== EXERCISE INSTRUCTIONS ==
State how many lines contain the string "this", and write nothing else.

== DATA FOR PROCESSING ==

______________________________

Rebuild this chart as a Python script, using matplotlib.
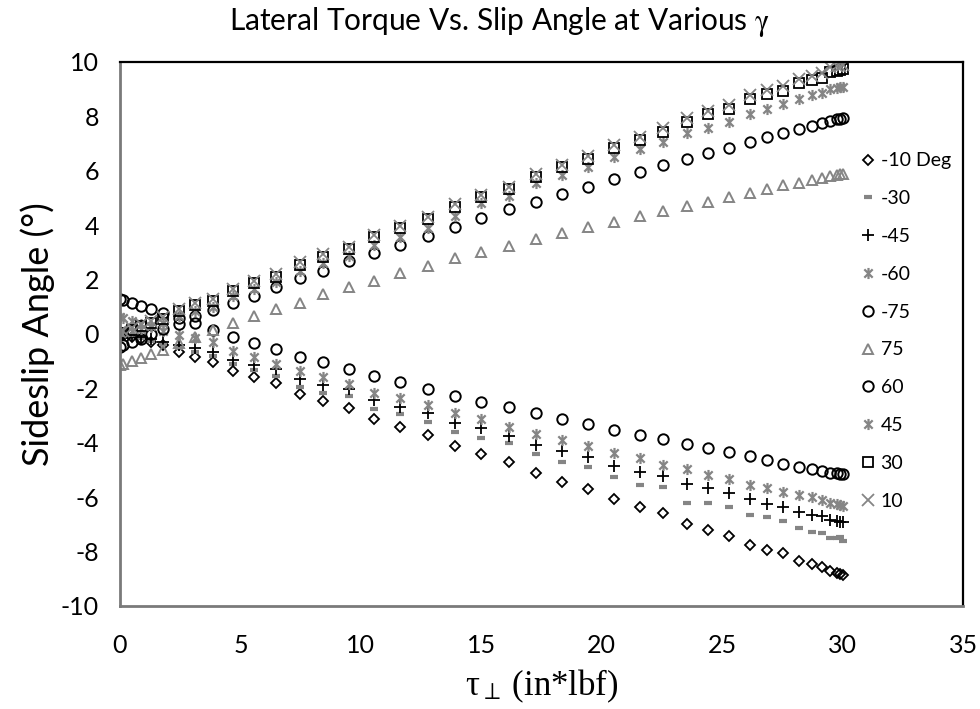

______________________________

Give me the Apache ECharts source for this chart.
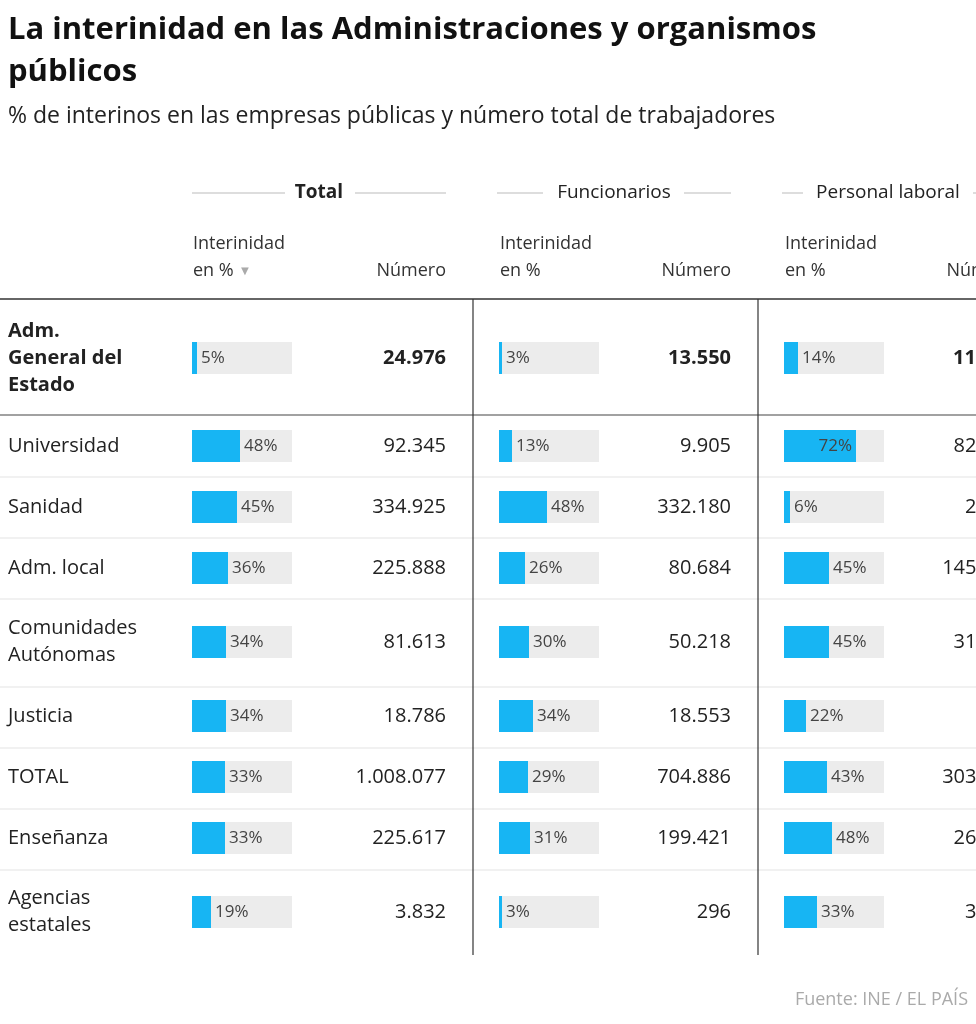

______________________________

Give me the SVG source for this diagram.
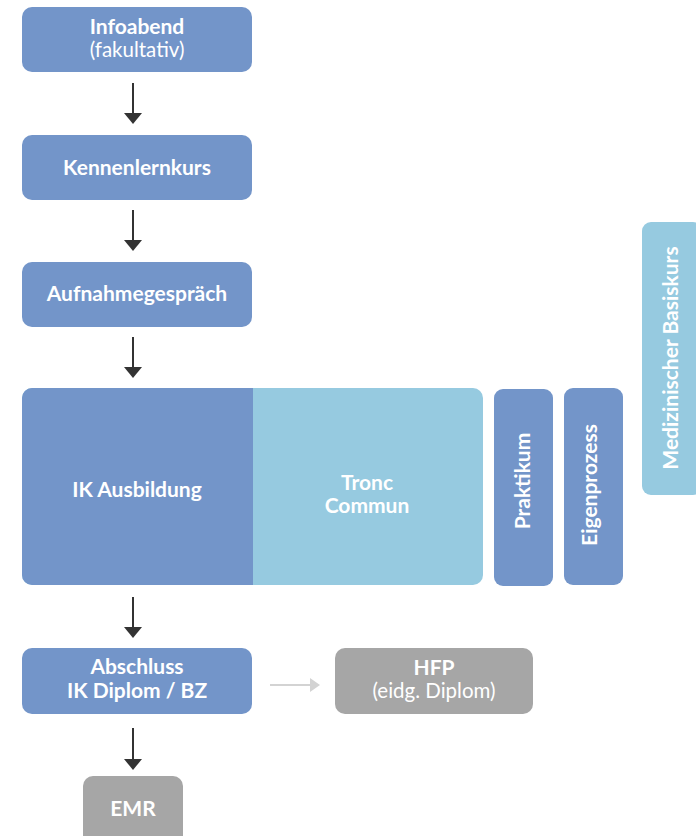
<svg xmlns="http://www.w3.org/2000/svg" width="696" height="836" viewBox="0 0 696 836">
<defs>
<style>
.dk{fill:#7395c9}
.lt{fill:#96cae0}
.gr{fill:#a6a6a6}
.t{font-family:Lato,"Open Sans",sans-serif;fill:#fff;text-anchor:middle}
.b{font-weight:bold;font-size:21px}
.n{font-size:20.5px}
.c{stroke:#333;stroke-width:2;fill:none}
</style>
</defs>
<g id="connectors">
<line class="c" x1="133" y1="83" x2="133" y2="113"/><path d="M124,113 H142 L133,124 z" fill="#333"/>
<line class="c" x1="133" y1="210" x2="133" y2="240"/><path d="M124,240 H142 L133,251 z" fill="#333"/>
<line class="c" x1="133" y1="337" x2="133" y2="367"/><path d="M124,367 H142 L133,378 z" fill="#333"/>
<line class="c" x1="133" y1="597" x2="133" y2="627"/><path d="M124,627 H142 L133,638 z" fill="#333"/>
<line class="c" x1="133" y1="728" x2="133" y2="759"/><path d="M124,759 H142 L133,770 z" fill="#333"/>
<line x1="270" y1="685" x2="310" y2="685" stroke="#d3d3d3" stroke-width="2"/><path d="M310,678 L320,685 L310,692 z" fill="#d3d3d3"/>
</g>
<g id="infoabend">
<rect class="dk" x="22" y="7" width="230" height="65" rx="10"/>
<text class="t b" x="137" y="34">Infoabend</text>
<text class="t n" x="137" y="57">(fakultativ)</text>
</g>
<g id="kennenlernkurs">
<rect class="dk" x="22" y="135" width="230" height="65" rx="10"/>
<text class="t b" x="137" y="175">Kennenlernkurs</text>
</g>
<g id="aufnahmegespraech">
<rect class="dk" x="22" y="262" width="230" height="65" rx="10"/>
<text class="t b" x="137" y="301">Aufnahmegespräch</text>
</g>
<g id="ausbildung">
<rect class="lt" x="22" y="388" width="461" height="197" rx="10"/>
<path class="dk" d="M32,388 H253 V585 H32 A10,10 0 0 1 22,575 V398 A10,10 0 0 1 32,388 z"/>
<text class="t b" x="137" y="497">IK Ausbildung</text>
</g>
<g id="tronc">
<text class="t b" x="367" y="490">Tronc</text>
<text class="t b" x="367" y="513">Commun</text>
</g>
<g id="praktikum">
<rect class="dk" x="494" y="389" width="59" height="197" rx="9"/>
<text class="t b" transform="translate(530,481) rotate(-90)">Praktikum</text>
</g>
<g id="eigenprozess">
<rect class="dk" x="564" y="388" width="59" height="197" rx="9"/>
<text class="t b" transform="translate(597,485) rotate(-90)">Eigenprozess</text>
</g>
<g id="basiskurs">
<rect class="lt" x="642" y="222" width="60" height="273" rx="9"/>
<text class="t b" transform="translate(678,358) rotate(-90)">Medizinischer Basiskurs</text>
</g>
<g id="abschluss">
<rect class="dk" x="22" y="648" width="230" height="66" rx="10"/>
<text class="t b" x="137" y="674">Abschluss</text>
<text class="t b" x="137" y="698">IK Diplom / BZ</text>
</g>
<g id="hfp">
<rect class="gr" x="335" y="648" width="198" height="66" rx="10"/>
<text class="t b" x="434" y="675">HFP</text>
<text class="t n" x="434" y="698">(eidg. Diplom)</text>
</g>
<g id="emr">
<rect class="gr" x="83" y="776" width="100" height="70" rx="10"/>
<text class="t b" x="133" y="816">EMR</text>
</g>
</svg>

______________________________

== EXERCISE RESULT ==
3